» **THE TASK**:
Retype the data that follows line by line, exactly, and leave its pictures out.

[start SUPPLIED INFORMATION]

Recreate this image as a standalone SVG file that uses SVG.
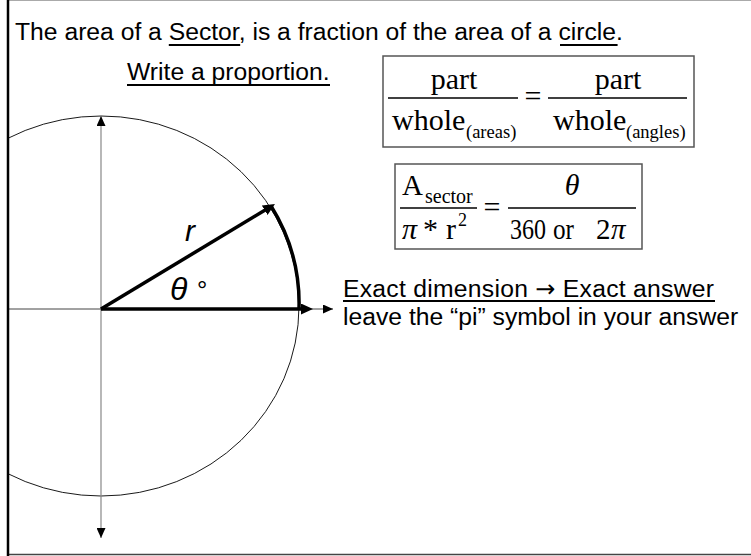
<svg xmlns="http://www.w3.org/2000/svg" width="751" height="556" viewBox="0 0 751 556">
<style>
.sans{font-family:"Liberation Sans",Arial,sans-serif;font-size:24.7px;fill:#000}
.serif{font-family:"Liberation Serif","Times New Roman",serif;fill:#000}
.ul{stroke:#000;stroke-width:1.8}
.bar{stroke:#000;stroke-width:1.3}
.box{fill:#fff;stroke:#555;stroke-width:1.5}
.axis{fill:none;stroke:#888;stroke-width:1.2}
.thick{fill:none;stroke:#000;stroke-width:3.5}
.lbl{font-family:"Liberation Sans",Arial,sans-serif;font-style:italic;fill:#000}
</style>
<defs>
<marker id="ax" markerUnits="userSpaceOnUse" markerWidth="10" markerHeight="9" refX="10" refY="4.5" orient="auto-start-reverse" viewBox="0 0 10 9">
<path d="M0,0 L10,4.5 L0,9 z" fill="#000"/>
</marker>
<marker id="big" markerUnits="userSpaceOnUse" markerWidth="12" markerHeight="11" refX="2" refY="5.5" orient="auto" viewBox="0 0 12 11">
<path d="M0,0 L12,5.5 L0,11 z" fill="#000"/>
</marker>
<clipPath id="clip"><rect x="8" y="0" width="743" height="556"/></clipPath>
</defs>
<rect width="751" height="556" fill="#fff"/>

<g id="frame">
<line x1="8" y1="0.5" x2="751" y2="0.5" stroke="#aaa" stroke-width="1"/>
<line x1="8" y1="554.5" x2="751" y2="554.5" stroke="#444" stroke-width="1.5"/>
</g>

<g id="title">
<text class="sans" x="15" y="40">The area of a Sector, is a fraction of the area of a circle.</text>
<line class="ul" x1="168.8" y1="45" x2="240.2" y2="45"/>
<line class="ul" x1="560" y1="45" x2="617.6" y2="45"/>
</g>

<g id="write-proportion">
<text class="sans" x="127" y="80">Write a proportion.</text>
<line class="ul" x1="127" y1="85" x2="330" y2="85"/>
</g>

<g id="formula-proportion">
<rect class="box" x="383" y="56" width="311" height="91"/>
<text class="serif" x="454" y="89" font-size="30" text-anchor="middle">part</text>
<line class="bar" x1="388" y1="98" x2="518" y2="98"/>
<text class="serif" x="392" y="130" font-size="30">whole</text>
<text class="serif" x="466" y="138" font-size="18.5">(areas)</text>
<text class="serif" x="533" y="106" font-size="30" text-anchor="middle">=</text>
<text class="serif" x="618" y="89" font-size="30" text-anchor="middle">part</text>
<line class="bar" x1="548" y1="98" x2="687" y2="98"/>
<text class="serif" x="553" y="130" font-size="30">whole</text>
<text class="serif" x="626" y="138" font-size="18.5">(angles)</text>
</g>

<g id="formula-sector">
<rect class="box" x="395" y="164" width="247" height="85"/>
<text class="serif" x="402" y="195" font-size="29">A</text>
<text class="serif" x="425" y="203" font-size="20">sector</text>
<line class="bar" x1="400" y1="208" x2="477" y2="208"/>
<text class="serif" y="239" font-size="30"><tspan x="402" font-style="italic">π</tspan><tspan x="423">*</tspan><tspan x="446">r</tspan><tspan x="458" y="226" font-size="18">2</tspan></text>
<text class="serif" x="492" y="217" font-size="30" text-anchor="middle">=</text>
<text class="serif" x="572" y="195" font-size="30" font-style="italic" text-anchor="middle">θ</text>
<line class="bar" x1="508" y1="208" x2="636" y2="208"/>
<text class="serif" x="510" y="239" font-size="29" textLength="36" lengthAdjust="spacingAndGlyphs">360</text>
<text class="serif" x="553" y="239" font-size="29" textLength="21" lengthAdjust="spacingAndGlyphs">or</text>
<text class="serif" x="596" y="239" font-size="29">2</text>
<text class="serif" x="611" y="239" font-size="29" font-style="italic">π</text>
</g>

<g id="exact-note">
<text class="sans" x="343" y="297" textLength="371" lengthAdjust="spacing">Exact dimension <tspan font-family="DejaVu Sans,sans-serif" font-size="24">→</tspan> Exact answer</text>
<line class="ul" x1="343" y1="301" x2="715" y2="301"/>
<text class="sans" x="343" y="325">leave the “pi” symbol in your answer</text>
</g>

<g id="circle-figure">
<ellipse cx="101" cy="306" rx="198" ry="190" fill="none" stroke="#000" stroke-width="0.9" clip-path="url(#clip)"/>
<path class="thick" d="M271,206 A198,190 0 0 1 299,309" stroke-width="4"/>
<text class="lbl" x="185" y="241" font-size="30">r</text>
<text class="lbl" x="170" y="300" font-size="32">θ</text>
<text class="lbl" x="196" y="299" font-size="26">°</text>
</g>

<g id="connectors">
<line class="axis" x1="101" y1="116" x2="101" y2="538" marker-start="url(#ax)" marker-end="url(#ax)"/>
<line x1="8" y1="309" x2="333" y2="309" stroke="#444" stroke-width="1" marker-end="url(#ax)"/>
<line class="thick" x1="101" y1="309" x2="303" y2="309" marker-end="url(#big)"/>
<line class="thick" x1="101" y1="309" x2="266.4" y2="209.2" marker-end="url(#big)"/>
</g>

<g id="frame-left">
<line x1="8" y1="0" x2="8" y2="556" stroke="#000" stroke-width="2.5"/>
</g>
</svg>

[end SUPPLIED INFORMATION]

» **RESPONSE TO THE EXERCISE**:
Recreate this image as a standalone SVG file that uses SVG.
<svg xmlns="http://www.w3.org/2000/svg" width="751" height="556" viewBox="0 0 751 556">
<style>
.sans{font-family:"Liberation Sans",Arial,sans-serif;font-size:24.7px;fill:#000}
.serif{font-family:"Liberation Serif","Times New Roman",serif;fill:#000}
.ul{stroke:#000;stroke-width:1.8}
.bar{stroke:#000;stroke-width:1.3}
.box{fill:#fff;stroke:#555;stroke-width:1.5}
.axis{fill:none;stroke:#888;stroke-width:1.2}
.thick{fill:none;stroke:#000;stroke-width:3.5}
.lbl{font-family:"Liberation Sans",Arial,sans-serif;font-style:italic;fill:#000}
</style>
<defs>
<marker id="ax" markerUnits="userSpaceOnUse" markerWidth="10" markerHeight="9" refX="10" refY="4.5" orient="auto-start-reverse" viewBox="0 0 10 9">
<path d="M0,0 L10,4.5 L0,9 z" fill="#000"/>
</marker>
<marker id="big" markerUnits="userSpaceOnUse" markerWidth="12" markerHeight="11" refX="2" refY="5.5" orient="auto" viewBox="0 0 12 11">
<path d="M0,0 L12,5.5 L0,11 z" fill="#000"/>
</marker>
<clipPath id="clip"><rect x="8" y="0" width="743" height="556"/></clipPath>
</defs>
<rect width="751" height="556" fill="#fff"/>

<g id="frame">
<line x1="8" y1="0.5" x2="751" y2="0.5" stroke="#aaa" stroke-width="1"/>
<line x1="8" y1="554.5" x2="751" y2="554.5" stroke="#444" stroke-width="1.5"/>
</g>

<g id="title">
<text class="sans" x="15" y="40">The area of a Sector, is a fraction of the area of a circle.</text>
<line class="ul" x1="168.8" y1="45" x2="240.2" y2="45"/>
<line class="ul" x1="560" y1="45" x2="617.6" y2="45"/>
</g>

<g id="write-proportion">
<text class="sans" x="127" y="80">Write a proportion.</text>
<line class="ul" x1="127" y1="85" x2="330" y2="85"/>
</g>

<g id="formula-proportion">
<rect class="box" x="383" y="56" width="311" height="91"/>
<text class="serif" x="454" y="89" font-size="30" text-anchor="middle">part</text>
<line class="bar" x1="388" y1="98" x2="518" y2="98"/>
<text class="serif" x="392" y="130" font-size="30">whole</text>
<text class="serif" x="466" y="138" font-size="18.5">(areas)</text>
<text class="serif" x="533" y="106" font-size="30" text-anchor="middle">=</text>
<text class="serif" x="618" y="89" font-size="30" text-anchor="middle">part</text>
<line class="bar" x1="548" y1="98" x2="687" y2="98"/>
<text class="serif" x="553" y="130" font-size="30">whole</text>
<text class="serif" x="626" y="138" font-size="18.5">(angles)</text>
</g>

<g id="formula-sector">
<rect class="box" x="395" y="164" width="247" height="85"/>
<text class="serif" x="402" y="195" font-size="29">A</text>
<text class="serif" x="425" y="203" font-size="20">sector</text>
<line class="bar" x1="400" y1="208" x2="477" y2="208"/>
<text class="serif" y="239" font-size="30"><tspan x="402" font-style="italic">π</tspan><tspan x="423">*</tspan><tspan x="446">r</tspan><tspan x="458" y="226" font-size="18">2</tspan></text>
<text class="serif" x="492" y="217" font-size="30" text-anchor="middle">=</text>
<text class="serif" x="572" y="195" font-size="30" font-style="italic" text-anchor="middle">θ</text>
<line class="bar" x1="508" y1="208" x2="636" y2="208"/>
<text class="serif" x="510" y="239" font-size="29" textLength="36" lengthAdjust="spacingAndGlyphs">360</text>
<text class="serif" x="553" y="239" font-size="29" textLength="21" lengthAdjust="spacingAndGlyphs">or</text>
<text class="serif" x="596" y="239" font-size="29">2</text>
<text class="serif" x="611" y="239" font-size="29" font-style="italic">π</text>
</g>

<g id="exact-note">
<text class="sans" x="343" y="297" textLength="371" lengthAdjust="spacing">Exact dimension <tspan font-family="DejaVu Sans,sans-serif" font-size="24">→</tspan> Exact answer</text>
<line class="ul" x1="343" y1="301" x2="715" y2="301"/>
<text class="sans" x="343" y="325">leave the “pi” symbol in your answer</text>
</g>

<g id="circle-figure">
<ellipse cx="101" cy="306" rx="198" ry="190" fill="none" stroke="#000" stroke-width="0.9" clip-path="url(#clip)"/>
<path class="thick" d="M271,206 A198,190 0 0 1 299,309" stroke-width="4"/>
<text class="lbl" x="185" y="241" font-size="30">r</text>
<text class="lbl" x="170" y="300" font-size="32">θ</text>
<text class="lbl" x="196" y="299" font-size="26">°</text>
</g>

<g id="connectors">
<line class="axis" x1="101" y1="116" x2="101" y2="538" marker-start="url(#ax)" marker-end="url(#ax)"/>
<line x1="8" y1="309" x2="333" y2="309" stroke="#444" stroke-width="1" marker-end="url(#ax)"/>
<line class="thick" x1="101" y1="309" x2="303" y2="309" marker-end="url(#big)"/>
<line class="thick" x1="101" y1="309" x2="266.4" y2="209.2" marker-end="url(#big)"/>
</g>

<g id="frame-left">
<line x1="8" y1="0" x2="8" y2="556" stroke="#000" stroke-width="2.5"/>
</g>
</svg>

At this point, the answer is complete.